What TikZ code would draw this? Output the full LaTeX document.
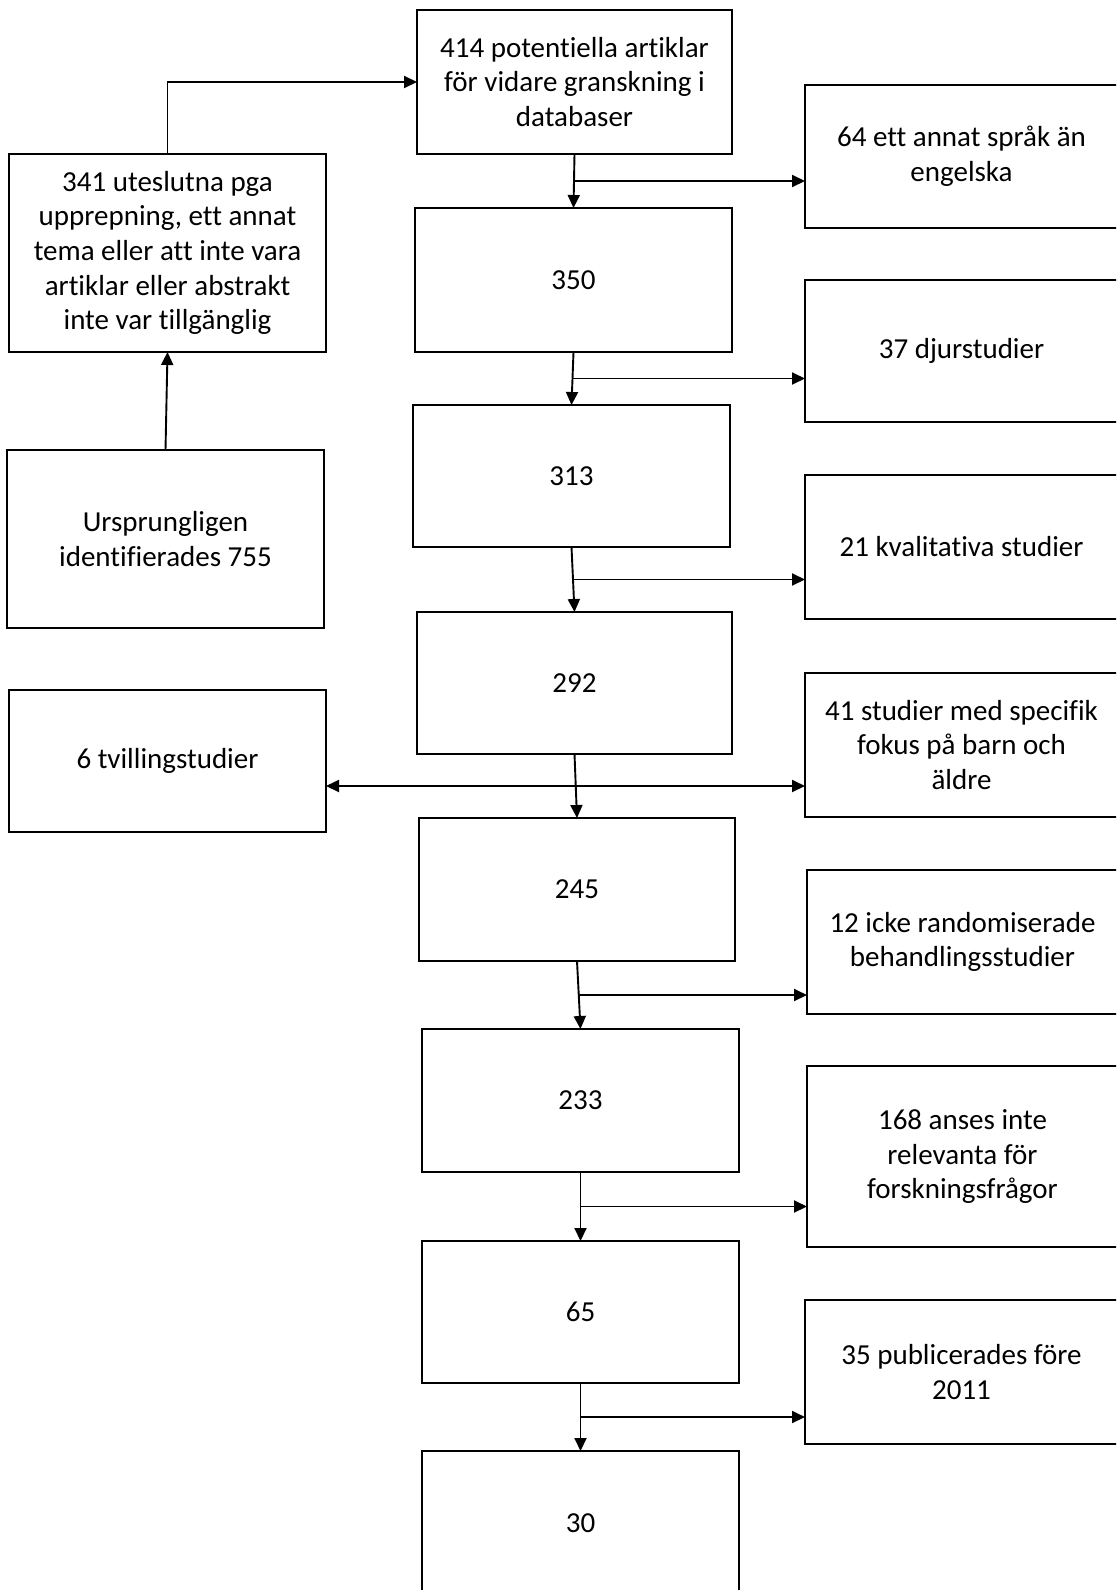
\documentclass[tikz,border=0pt]{standalone}
\usepackage{fontspec}
\setmainfont{Carlito}[Ligatures={NoCommon}]
\usetikzlibrary{arrows.meta,calc}
\tikzset{
  bx/.style={draw=black, line width=0.75pt, rectangle, inner sep=0pt, outer sep=0pt, align=center,
    font=\fontsize{14.5pt}{17.3pt}\selectfont},
  arr/.style={draw=black, line width=0.95pt, -{Triangle[length=6.5pt,width=6pt]}}
}
\newcommand\mybox[6]{%
  \node[bx, minimum width={(#4-#2)*0.5pt}, minimum height={(#5-#3)*0.5pt}] (#1)
    at ({(#2+#4)/2},{(#3+#5)/2}) {#6};}
\begin{document}
\begin{tikzpicture}[x=0.5pt,y=-0.5pt]
\useasboundingbox (0,0) rectangle (1116,1590);
\clip (0,0) rectangle (1116,1590);
\fill[white] (0,0) rectangle (1116,1590);
% left column
\mybox{A}{417}{10}{732}{154}{414 potentiella artiklar\\för vidare granskning i\\databaser}
\mybox{B}{9}{154}{326}{352}{341 uteslutna pga\\upprepning, ett annat\\tema eller att inte vara\\artiklar eller abstrakt\\inte var tillgänglig}
\mybox{C}{7}{450}{324}{628}{Ursprungligen\\identifierades 755}
\mybox{D}{9}{690}{326}{832}{6 tvillingstudier}
% main column
\mybox{N350}{415}{208}{732}{352}{350}
\mybox{N313}{413}{405}{730}{547}{313}
\mybox{N292}{417}{612}{732}{754}{292}
\mybox{N245}{419}{818}{735}{961}{245}
\mybox{N233}{422}{1029}{739}{1172}{233}
\mybox{N65}{422}{1241}{739}{1383}{65}
\mybox{N30}{422}{1451}{739}{1595}{30}
% right column
\mybox{R64}{805}{85}{1118}{228}{64 ett annat språk än\\engelska}
\mybox{R37}{805}{280}{1118}{422}{37 djurstudier}
\mybox{R21}{805}{475}{1118}{619}{21 kvalitativa studier}
\mybox{R41}{805}{673}{1118}{817}{41 studier med specifik\\fokus på barn och\\äldre}
\mybox{R12}{807}{870}{1118}{1014}{12 icke randomiserade\\behandlingsstudier}
\mybox{R168}{807}{1066}{1118}{1247}{168 anses inte\\relevanta för\\forskningsfrågor}
\mybox{R35}{805}{1300}{1118}{1444}{35 publicerades före\\2011}
% connectors
\draw[arr] (C.north) -- (B.south);
\draw[arr] (B.north) |- (A.west);
\draw[arr] (A.south) -- (N350.north);
\draw[arr] (N350.south) -- (N313.north);
\draw[arr] (N313.south) -- (N292.north);
\draw[arr] (N292.south) -- (N245.north);
\draw[arr] (N245.south) -- (N233.north);
\draw[arr] (N233.south) -- (N65.north);
\draw[arr] (N65.south) -- (N30.north);
\coordinate (m1) at ($(A.south)!.5!(N350.north)$);
\coordinate (m2) at ($(N350.south)!.5!(N313.north)$);
\coordinate (m3) at ($(N313.south)!.5!(N292.north)$);
\coordinate (m4) at ($(N292.south)!.5!(N245.north)$);
\coordinate (m5) at ($(N245.south)!.5!(N233.north)$);
\coordinate (m6) at ($(N233.south)!.5!(N65.north)$);
\coordinate (m7) at ($(N65.south)!.5!(N30.north)$);
\draw[arr] (m1) -- (m1 -| R64.west);
\draw[arr] (m2) -- (m2 -| R37.west);
\draw[arr] (m3) -- (m3 -| R21.west);
\draw[arr] (m4) -- (m4 -| R41.west);
\draw[arr] (m4) -- (m4 -| D.east);
\draw[arr] (m5) -- (m5 -| R12.west);
\draw[arr] (m6) -- (m6 -| R168.west);
\draw[arr] (m7) -- (m7 -| R35.west);
\end{tikzpicture}
\end{document}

Requirement: Repeat the listing verbatim. Skip the pictures.

Finished task:
What TikZ code would draw this? Output the full LaTeX document.
\documentclass[tikz,border=0pt]{standalone}
\usepackage{fontspec}
\setmainfont{Carlito}[Ligatures={NoCommon}]
\usetikzlibrary{arrows.meta,calc}
\tikzset{
  bx/.style={draw=black, line width=0.75pt, rectangle, inner sep=0pt, outer sep=0pt, align=center,
    font=\fontsize{14.5pt}{17.3pt}\selectfont},
  arr/.style={draw=black, line width=0.95pt, -{Triangle[length=6.5pt,width=6pt]}}
}
\newcommand\mybox[6]{%
  \node[bx, minimum width={(#4-#2)*0.5pt}, minimum height={(#5-#3)*0.5pt}] (#1)
    at ({(#2+#4)/2},{(#3+#5)/2}) {#6};}
\begin{document}
\begin{tikzpicture}[x=0.5pt,y=-0.5pt]
\useasboundingbox (0,0) rectangle (1116,1590);
\clip (0,0) rectangle (1116,1590);
\fill[white] (0,0) rectangle (1116,1590);
% left column
\mybox{A}{417}{10}{732}{154}{414 potentiella artiklar\\för vidare granskning i\\databaser}
\mybox{B}{9}{154}{326}{352}{341 uteslutna pga\\upprepning, ett annat\\tema eller att inte vara\\artiklar eller abstrakt\\inte var tillgänglig}
\mybox{C}{7}{450}{324}{628}{Ursprungligen\\identifierades 755}
\mybox{D}{9}{690}{326}{832}{6 tvillingstudier}
% main column
\mybox{N350}{415}{208}{732}{352}{350}
\mybox{N313}{413}{405}{730}{547}{313}
\mybox{N292}{417}{612}{732}{754}{292}
\mybox{N245}{419}{818}{735}{961}{245}
\mybox{N233}{422}{1029}{739}{1172}{233}
\mybox{N65}{422}{1241}{739}{1383}{65}
\mybox{N30}{422}{1451}{739}{1595}{30}
% right column
\mybox{R64}{805}{85}{1118}{228}{64 ett annat språk än\\engelska}
\mybox{R37}{805}{280}{1118}{422}{37 djurstudier}
\mybox{R21}{805}{475}{1118}{619}{21 kvalitativa studier}
\mybox{R41}{805}{673}{1118}{817}{41 studier med specifik\\fokus på barn och\\äldre}
\mybox{R12}{807}{870}{1118}{1014}{12 icke randomiserade\\behandlingsstudier}
\mybox{R168}{807}{1066}{1118}{1247}{168 anses inte\\relevanta för\\forskningsfrågor}
\mybox{R35}{805}{1300}{1118}{1444}{35 publicerades före\\2011}
% connectors
\draw[arr] (C.north) -- (B.south);
\draw[arr] (B.north) |- (A.west);
\draw[arr] (A.south) -- (N350.north);
\draw[arr] (N350.south) -- (N313.north);
\draw[arr] (N313.south) -- (N292.north);
\draw[arr] (N292.south) -- (N245.north);
\draw[arr] (N245.south) -- (N233.north);
\draw[arr] (N233.south) -- (N65.north);
\draw[arr] (N65.south) -- (N30.north);
\coordinate (m1) at ($(A.south)!.5!(N350.north)$);
\coordinate (m2) at ($(N350.south)!.5!(N313.north)$);
\coordinate (m3) at ($(N313.south)!.5!(N292.north)$);
\coordinate (m4) at ($(N292.south)!.5!(N245.north)$);
\coordinate (m5) at ($(N245.south)!.5!(N233.north)$);
\coordinate (m6) at ($(N233.south)!.5!(N65.north)$);
\coordinate (m7) at ($(N65.south)!.5!(N30.north)$);
\draw[arr] (m1) -- (m1 -| R64.west);
\draw[arr] (m2) -- (m2 -| R37.west);
\draw[arr] (m3) -- (m3 -| R21.west);
\draw[arr] (m4) -- (m4 -| R41.west);
\draw[arr] (m4) -- (m4 -| D.east);
\draw[arr] (m5) -- (m5 -| R12.west);
\draw[arr] (m6) -- (m6 -| R168.west);
\draw[arr] (m7) -- (m7 -| R35.west);
\end{tikzpicture}
\end{document}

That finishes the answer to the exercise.